Alguna vez se publicó un artículo en este espacio bajo el mismo título. En esa ocasión, ya distante, se recurrió a este tópico –aquel de escribir por escribir– a modo de salvavidas, como una especie de recurso de último minuto, pues no pocas veces el diarismo impone un régimen de escritura e imaginación inasequible, impracticable, máxime para quienes procuran la primacía del contenido, en contraste con el mero acto de publicar. No obstante, para esta ocasión la reelección del tema gravita en torno a un interés premeditado, madurado a la sazón del trajín periodístico cotidiano (aún cuando el grueso de las elucubraciones aquí vertidas exhiba un cariz de improvisación).
En respuesta a la pregunta expresa “¿cómo hace para escribir tan prolíficamente?”, Charles Bukowski, el escritor norteamericano de quien se decía que era un paria en su propio país, replicó (parafraseando): “No hay ningún secreto. Escribo por necesidad. Si dejo de escribir, sencillamente dejo de existir”. Se desprende de esta declaración que la escritura ocupa un rango al lado de cualquier otra actividad humana vital. Escribir es especialmente un medio de expresión, un lenguaje –una comunicación de contenidos–; o más aún, es por sí solo una expresión de la vida espiritual del hombre, y tan sólo ulteriormente un recurso para el autoconocimiento.
Empero, la modernidad, y más aún su expresión espiritual terminal: el posmodernismo, han envilecido (sin afán de sonar purista) la palabra, llámese escrita o verbal. La escritura, en el presente, se debate entre el ser o no ser, acaso como toda materia orgánica y/u objeto en cuestión: el arte, la técnica etc. En esta era de reproductividad histérica y a escala ampliada, donde lo animado e inanimado se vuelve indiscernible, la palabra escrita marcha hacia un estado de banalización, de masificación –que no divulgación– autodestructiva. Gilles Lipovetsky, sociólogo francés, escribe: “Democratización sin precedentes de la palabra… todos podemos hacer de locutor y ser oídos [o leídos]. Pero es lo mismo que las pintadas en las paredes de la escuela o los innumerables grupos artísticos; cuanto mayores son los medios de expresión, menos cosas se tienen por decir, cuanto más se solicita la subjetividad, más anónimo y vacío es el efecto”. Paradójicamente, la multiplicación de los vehículos de comunicación ha conducido a un vaciamiento de la comunicación misma, en donde figura en primer término la escritura. Heidegger tenía razón cuando decía que “la luz pública lo oscurece todo”.
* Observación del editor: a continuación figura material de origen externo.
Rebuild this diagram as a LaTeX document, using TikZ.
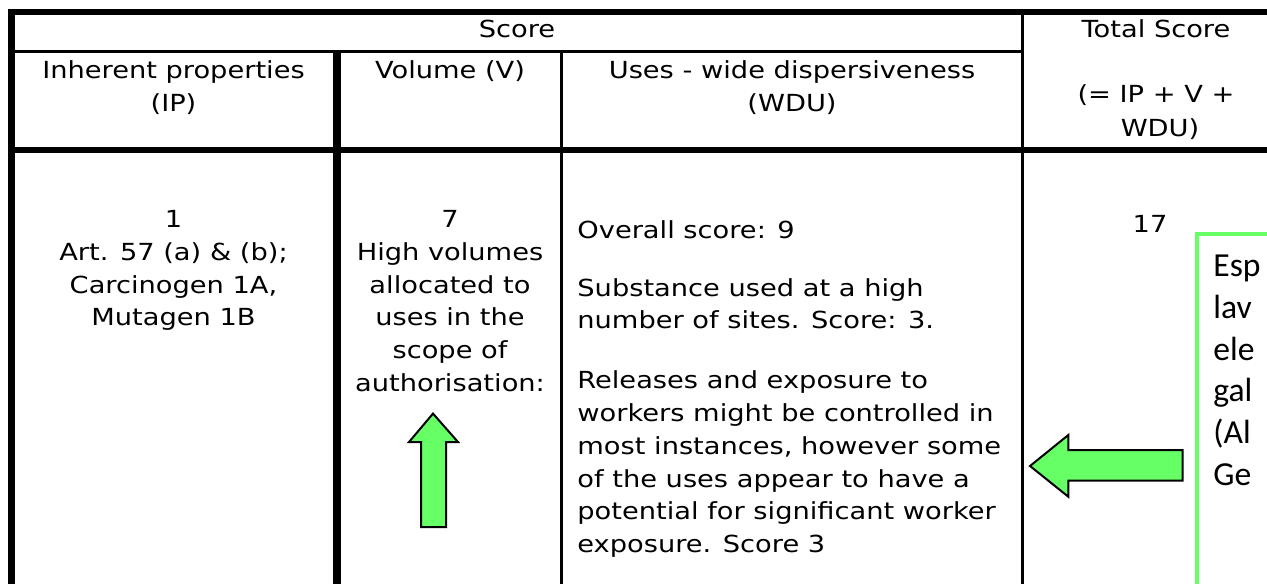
\documentclass[tikz,border=0pt]{standalone}
\usepackage{fontspec}
\newfontfamily\tabfont[FakeStretch=1.16]{DejaVu Sans}
\newfontfamily\notefont{Carlito}
\newcommand\tabtext{\tabfont\fontsize{11.75pt}{16.35pt}\selectfont}
\newcommand\notetext{\notefont\fontsize{16.8pt}{20.9pt}\selectfont}
\definecolor{notegreen}{HTML}{66FF66}
\tikzset{
  thickrule/.style={line width=3pt},
  heavyrule/.style={line width=4pt},
  thinrule/.style={line width=1.5pt},
  cell/.style={font=\tabtext, inner sep=0pt, anchor=base, text=black},
  lcell/.style={cell, anchor=base west},
  noteline/.style={font=\notetext, inner sep=0pt, anchor=base west, text=black},
  notebox/.style={draw=notegreen, line width=2pt, fill=white},
  fatarrow/.style={fill=notegreen, draw=black, line width=1pt, line join=miter}
}
\begin{document}
\begin{tikzpicture}[x=0.5pt,y=-0.5pt]
\useasboundingbox (0,0) rectangle (1267,583);
\clip (0,0) rectangle (1267,583);
\fill[white] (0,0) rectangle (1267,583);

% table frame and rules
\draw[thickrule] (8,12) -- (1300,12);
\draw[line width=3.5pt] (11.5,9) -- (11.5,600);
\draw[thinrule] (11.5,51.5) -- (1022.7,51.5);
\draw[thickrule] (11.5,150) -- (1300,150);
\draw[heavyrule] (336.5,51.5) -- (336.5,600);
\draw[thinrule] (561.7,51.5) -- (561.7,600);
\draw[thinrule] (1022.7,12) -- (1022.7,600);

% header
\node[cell] (score) at (517,38) {Score};
\node[cell] (total) at (1156,38) {Total Score};
\node[cell] (ip1) at (173.5,79) {Inherent properties};
\node[cell] (ip2) at (173.5,112) {(IP)};
\node[cell] (vol) at (450,79) {Volume (V)};
\node[cell] (wdu1) at (792,79) {Uses - wide dispersiveness};
\node[cell] (wdu2) at (792,112) {(WDU)};
\node[cell] (sum1) at (1156,103) {(= IP + V +};
\node[cell] (sum2) at (1160,136) {WDU)};

% inherent properties cell
\node[cell] (ipa) at (173.5,227) {1};
\node[cell] (ipb) at (173.5,260) {Art. 57 (a) \& (b);};
\node[cell] (ipc) at (173.5,293) {Carcinogen 1A,};
\node[cell] (ipd) at (173.5,325.5) {Mutagen 1B};

% volume cell
\node[cell] (va) at (450,227) {7};
\node[cell] (vb) at (450,260) {High volumes};
\node[cell] (vc) at (450,293) {allocated to};
\node[cell] (vd) at (450,325.5) {uses in the};
\node[cell] (ve) at (450,358) {scope of};
\node[cell] (vf) at (450,391) {authorisation:};

% wide dispersive use cell
\node[lcell] (wa) at (577,238) {Overall score: 9};
\node[lcell] (wb) at (577,296) {Substance used at a high};
\node[lcell] (wc) at (577,328.5) {number of sites. Score: 3.};
\node[lcell] (wd) at (577,388) {Releases and exposure to};
\node[lcell] (we) at (577,421) {workers might be controlled in};
\node[lcell] (wf) at (577,454) {most instances, however some};
\node[lcell] (wg) at (577,487) {of the uses appear to have a};
\node[lcell] (wh) at (577,519.5) {potential for significant worker};
\node[lcell] (wi) at (577,552) {exposure. Score 3};

% total
\node[cell] (tot) at (1150,232) {17};

% up arrow in the volume column
\draw[fatarrow] (433,413.6) -- (458,442) -- (446,442) -- (446,527)
  -- (421,527) -- (421,442) -- (409,442) -- cycle;

% annotation box and left arrow
\draw[notebox] (1197,233.5) rectangle (1320,620);
\node[noteline] (n1) at (1213,276.7) {Esp};
\node[noteline] (n2) at (1213,318) {lav};
\node[noteline] (n3) at (1213,360) {ele};
\node[noteline] (n4) at (1213,401) {gal};
\node[noteline] (n5) at (1213,443) {(Al};
\node[noteline] (n6) at (1213,485) {Ge};
\draw[fatarrow] (1030,466) -- (1068.3,435) -- (1068.3,450) -- (1182.7,450)
  -- (1182.7,480.7) -- (1068.3,480.7) -- (1068.3,496.7) -- cycle;
\end{tikzpicture}
\end{document}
Atrapada fatalmente entre la naturaleza creadora e inventiva que le confieren los escritores de vocación, y la “reabsorción lúdica [estéril] del sentido” que advierten los sociólogos, la escritura atraviesa un proceso histórico a nuestro juicio clave: una suerte de mutación, tras la cual es incierto si primará la entronización de la trivialidad, o el valor genuinamente artístico e intelectual de la palabra escrita.
Lipovetsky incisivamente hace notar: “Comunicar por comunicar, expresarse sin otro objetivo que el mero expresar… el narcisismo descubre aquí como en otras partes su convivencia con la desubstancialización posmoderna, con la lógica del vacío”.
Cabe advertir que al seleccionar el título “Escribir por escribir”, se procura arrojar luz sobre ese fenómeno que tristemente domina en el ámbito de la escritura: a saber, el encumbramiento de la palabrería en reemplazo del pensamiento.